Leave the pictures out and quote every line from the start of the listing to the line with "NaN, y: NaN", inclusive.
--- Start Dataset extract ---
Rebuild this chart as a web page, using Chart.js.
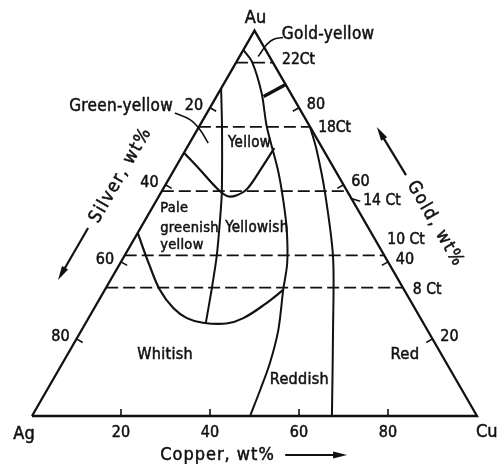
<!DOCTYPE html>
<html lang="en">
<head>
<meta charset="UTF-8">
<title>Colours of Au-Ag-Cu alloys</title>
<script src="https://cdn.jsdelivr.net/npm/chart.js"></script>
<style>
  html, body { margin: 0; padding: 0; background: #fff; }
</style>
</head>
<body>
<canvas id="colourChart" width="497" height="464"></canvas>
<script>
// every point is [Cu wt%, Au wt%]; silver is whatever is left
const triangle = [[0, 0], [100, 0], [0, 100], [0, 0]];
const yellowLeft = [[0, 85], [5.3, 74.8], [13.7, 57.9], [16.8, 50.9], [20.8, 41.4], [24, 32.7], [27, 24.1]];
const yellowRight = [[0, 95], [3.5, 91.9], [9.7, 83.8], [15.2, 75.1], [23.3, 63.9], [28.4, 56.1], [33.1, 48.3],
  [37.5, 39.7], [40.1, 32.7], [44.2, 22.3], [46.6, 13.7], [47.9, 6.75], [49, 0]];
const redLine = [[24.9, 75.1], [29.4, 69.1], [36.9, 57.9], [47, 41.3], [56.5, 22.3], [67.4, 0]];
const goldYellowEdge = [[10.6, 82.9], [14, 86]];
const greenYellowCurve = [[0, 68.3], [5.8, 63.9], [12, 59.1], [15.5, 57.0], [17.4, 57.3], [18.9, 59.0],
  [19.4, 64.0], [19.7, 69.5]];
const whitishCurve = [[0, 47.5], [7.1, 38.8], [12.4, 32.7], [17.75, 28.0], [22.1, 25.4], [26.3, 24.2],
  [31.65, 24.0], [34.8, 25.4], [38.05, 29.3], [40.1, 32.7]];
const greenYellowLeader = [[-7.2, 78.6], [-2.95, 76.9], [0.6, 74.3], [4.2, 70.8]];
const goldYellowLeader = [[7.3, 98.2], [5.35, 97.7], [4.55, 96.4], [4.3, 94.6], [4.2, 93.3]];

const karatGold = [91.67, 75, 58.33, 41.67, 33.33];
const karatLabels = ['22Ct', '18Ct', '14 Ct', '10 Ct', '8 Ct'];
const tickValues = [20, 40, 60, 80];

const H = Math.sqrt(3) / 2;
const ink = '#111';
const font = "'DejaVu Sans Condensed', 'DejaVu Sans', sans-serif";

const toXY = ([cu, au]) => ({ x: cu + au / 2, y: au * H });
const gap = { x: NaN, y: NaN };

function line(xy, width, extra) {
  return Object.assign({
    data: xy,
    showLine: true,
    borderColor: ink,
    borderWidth: width,
    pointRadius: 0,
    tension: 0.35,
    fill: false
  }, extra || {});
}

// karat lines run edge to edge at constant gold
const karatData = [];
karatGold.forEach(g => {
  karatData.push(toXY([0, g]), toXY([100 - g, g]), gap);
});

// short ticks pointing into the triangle
const L = 1.6;
const tickData = [];
tickValues.forEach(v => {
  const b = toXY([v, 0]);
  tickData.push(b, { x: b.x, y: b.y + L }, gap);
  const l = toXY([0, 100 - v]);
  tickData.push(l, { x: l.x + L * H, y: l.y - L / 2 }, gap);
  const r = toXY([100 - v, v]);
  tickData.push(r, { x: r.x - L * H, y: r.y - L / 2 }, gap);
});

const texts = [
  { t: 'Yellow', p: [8.6, 70.9], size: 15, align: 'left' },
  { t: 'Yellowish', p: [19.0, 48.8], size: 15, align: 'left' },
  { t: 'Pale', p: [1.8, 54.0], size: 14.5, align: 'left' },
  { t: 'greenish', p: [4.4, 48.8], size: 14.5, align: 'left' },
  { t: 'yellow', p: [6.6, 44.4], size: 14.5, align: 'left' },
  { t: 'Whitish', p: [22.0, 15.8], size: 16, align: 'center' },
  { t: 'Reddish', p: [48.8, 9.3], size: 16, align: 'left' },
  { t: 'Red', p: [75.9, 15.8], size: 16.5, align: 'center' },
  { t: 'Green-yellow', p: [-8.5, 80.4], size: 17, align: 'right' },
  { t: 'Gold-yellow', p: [6.6, 99.1], size: 17, align: 'left' }
];
const karatOffsets = [[9, -3], [8, 1], [16, 10], [3, -15], [10, 2.5]];

const annotate = {
  id: 'annotate',
  afterDatasetsDraw(chart) {
    const { ctx } = chart;
    const sx = chart.scales.x, sy = chart.scales.y;
    const P = ([cu, au]) => [sx.getPixelForValue(cu + au / 2), sy.getPixelForValue(au * H)];
    // normal face with a hairline outline, to get the medium weight of the print
    const put = (t, x, y, size, align, spacing) => {
      ctx.font = size + 'px ' + font;
      ctx.textAlign = align;
      ctx.letterSpacing = (spacing || 0) + 'px';
      ctx.lineWidth = 0.5;
      ctx.fillText(t, x, y);
      ctx.strokeText(t, x, y);
    };
    const arrow = (a, b) => {
      const ang = Math.atan2(b[1] - a[1], b[0] - a[0]);
      const c = Math.cos(ang), s = Math.sin(ang);
      ctx.beginPath();
      ctx.moveTo(a[0], a[1]);
      ctx.lineTo(b[0] - 8 * c, b[1] - 8 * s);
      ctx.lineWidth = 2.2;
      ctx.stroke();
      ctx.beginPath();
      ctx.moveTo(b[0], b[1]);
      ctx.lineTo(b[0] - 14 * c + 3.5 * s, b[1] - 14 * s - 3.5 * c);
      ctx.lineTo(b[0] - 14 * c - 3.5 * s, b[1] - 14 * s + 3.5 * c);
      ctx.closePath();
      ctx.fill();
    };

    ctx.save();
    ctx.fillStyle = ink;
    ctx.strokeStyle = ink;
    ctx.textBaseline = 'middle';

    // corners
    let p = P([0, 100]); put('Au', p[0] + 1, p[1] - 12, 18, 'center');
    p = P([0, 0]); put('Ag', p[0] - 8, p[1] + 18, 18, 'center');
    p = P([100, 0]); put('Cu', p[0] - 1, p[1] + 16, 18, 'left');

    // tick labels on the three sides
    tickValues.forEach(v => {
      let q = P([v, 0]); put(String(v), q[0], q[1] + 17, 16, 'center');
      q = P([0, 100 - v]); put(String(v), q[0] - 16, q[1] - 2, 16, 'center');
      q = P([100 - v, v]); put(String(v), q[0] + 17, q[1] - 2.5, 16, 'center');
    });

    // carat labels at the right ends of the dashed lines
    karatGold.forEach((g, i) => {
      const q = P([100 - g, g]);
      put(karatLabels[i], q[0] + karatOffsets[i][0], q[1] + karatOffsets[i][1], 15.5, 'left');
    });
    p = P([100 - karatGold[2], karatGold[2]]);
    ctx.lineWidth = 1.6;
    ctx.beginPath();
    ctx.moveTo(p[0] + 3, p[1] + 7);
    ctx.lineTo(p[0] + 13, p[1] + 10);
    ctx.stroke();

    texts.forEach(d => {
      const q = P(d.p);
      put(d.t, q[0], q[1], d.size, d.align, 0.3);
    });

    // axis titles with arrows
    const down = (q, dy) => [q[0], q[1] + dy];
    p = P([28.8, 0]); put('Copper, wt%', p[0], p[1] + 39, 18, 'left', 1);
    arrow(down(P([56.9, 0]), 39), down(P([70.8, 0]), 39));

    arrow(P([-11.8, 48.8]), P([-11.8, 35.3]));
    p = P([-11.3, 62.5]);
    ctx.save();
    ctx.translate(p[0], p[1]);
    ctx.rotate(-Math.PI / 3);
    put('Silver, wt%', 0, 0, 18, 'center', 1.5);
    ctx.restore();

    arrow(P([52.8, 62.5]), P([40.0, 75.0]));
    p = P([65.7, 49.8]);
    ctx.save();
    ctx.translate(p[0], p[1]);
    ctx.rotate(Math.PI / 3);
    put('Gold, wt%', 0, 0, 18, 'center', 1.5);
    ctx.restore();

    ctx.restore();
  }
};

new Chart(document.getElementById('colourChart'), {
  type: 'scatter',
  data: {
    datasets: [
      line(triangle.map(toXY), 2.3, { tension: 0 }),
      line(karatData, 1.7, { tension: 0, borderDash: [12, 5] }),
      line(tickData, 1.6, { tension: 0 }),
      line(yellowLeft.map(toXY), 2, { tension: 0.2 }),
      line(yellowRight.map(toXY), 2, { tension: 0.3 }),
      line(redLine.map(toXY), 2, { tension: 0.3 }),
      line(goldYellowEdge.map(toXY), 3.4, { tension: 0 }),
      line(greenYellowCurve.map(toXY), 2.2, { tension: 0.35 }),
      line(whitishCurve.map(toXY), 2.2, { tension: 0.4 }),
      line(greenYellowLeader.map(toXY), 1.6, { tension: 0.4 }),
      line(goldYellowLeader.map(toXY), 1.6, { tension: 0.4 })
    ]
  },
  options: {
    responsive: false,
    animation: false,
    devicePixelRatio: 1,
    layout: { padding: 0 },
    plugins: { legend: { display: false }, tooltip: { enabled: false } },
    scales: {
      x: { type: 'linear', display: false, min: -7.191, max: 104.494 },
      y: { type: 'linear', display: false, min: -10.787, max: 93.483 }
    }
  },
  plugins: [annotate]
});
</script>
</body>
</html>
--- End Dataset extract ---
* Full answer
Rebuild this chart as a web page, using Chart.js.
<!DOCTYPE html>
<html lang="en">
<head>
<meta charset="UTF-8">
<title>Colours of Au-Ag-Cu alloys</title>
<script src="https://cdn.jsdelivr.net/npm/chart.js"></script>
<style>
  html, body { margin: 0; padding: 0; background: #fff; }
</style>
</head>
<body>
<canvas id="colourChart" width="497" height="464"></canvas>
<script>
// every point is [Cu wt%, Au wt%]; silver is whatever is left
const triangle = [[0, 0], [100, 0], [0, 100], [0, 0]];
const yellowLeft = [[0, 85], [5.3, 74.8], [13.7, 57.9], [16.8, 50.9], [20.8, 41.4], [24, 32.7], [27, 24.1]];
const yellowRight = [[0, 95], [3.5, 91.9], [9.7, 83.8], [15.2, 75.1], [23.3, 63.9], [28.4, 56.1], [33.1, 48.3],
  [37.5, 39.7], [40.1, 32.7], [44.2, 22.3], [46.6, 13.7], [47.9, 6.75], [49, 0]];
const redLine = [[24.9, 75.1], [29.4, 69.1], [36.9, 57.9], [47, 41.3], [56.5, 22.3], [67.4, 0]];
const goldYellowEdge = [[10.6, 82.9], [14, 86]];
const greenYellowCurve = [[0, 68.3], [5.8, 63.9], [12, 59.1], [15.5, 57.0], [17.4, 57.3], [18.9, 59.0],
  [19.4, 64.0], [19.7, 69.5]];
const whitishCurve = [[0, 47.5], [7.1, 38.8], [12.4, 32.7], [17.75, 28.0], [22.1, 25.4], [26.3, 24.2],
  [31.65, 24.0], [34.8, 25.4], [38.05, 29.3], [40.1, 32.7]];
const greenYellowLeader = [[-7.2, 78.6], [-2.95, 76.9], [0.6, 74.3], [4.2, 70.8]];
const goldYellowLeader = [[7.3, 98.2], [5.35, 97.7], [4.55, 96.4], [4.3, 94.6], [4.2, 93.3]];

const karatGold = [91.67, 75, 58.33, 41.67, 33.33];
const karatLabels = ['22Ct', '18Ct', '14 Ct', '10 Ct', '8 Ct'];
const tickValues = [20, 40, 60, 80];

const H = Math.sqrt(3) / 2;
const ink = '#111';
const font = "'DejaVu Sans Condensed', 'DejaVu Sans', sans-serif";

const toXY = ([cu, au]) => ({ x: cu + au / 2, y: au * H });
const gap = { x: NaN, y: NaN };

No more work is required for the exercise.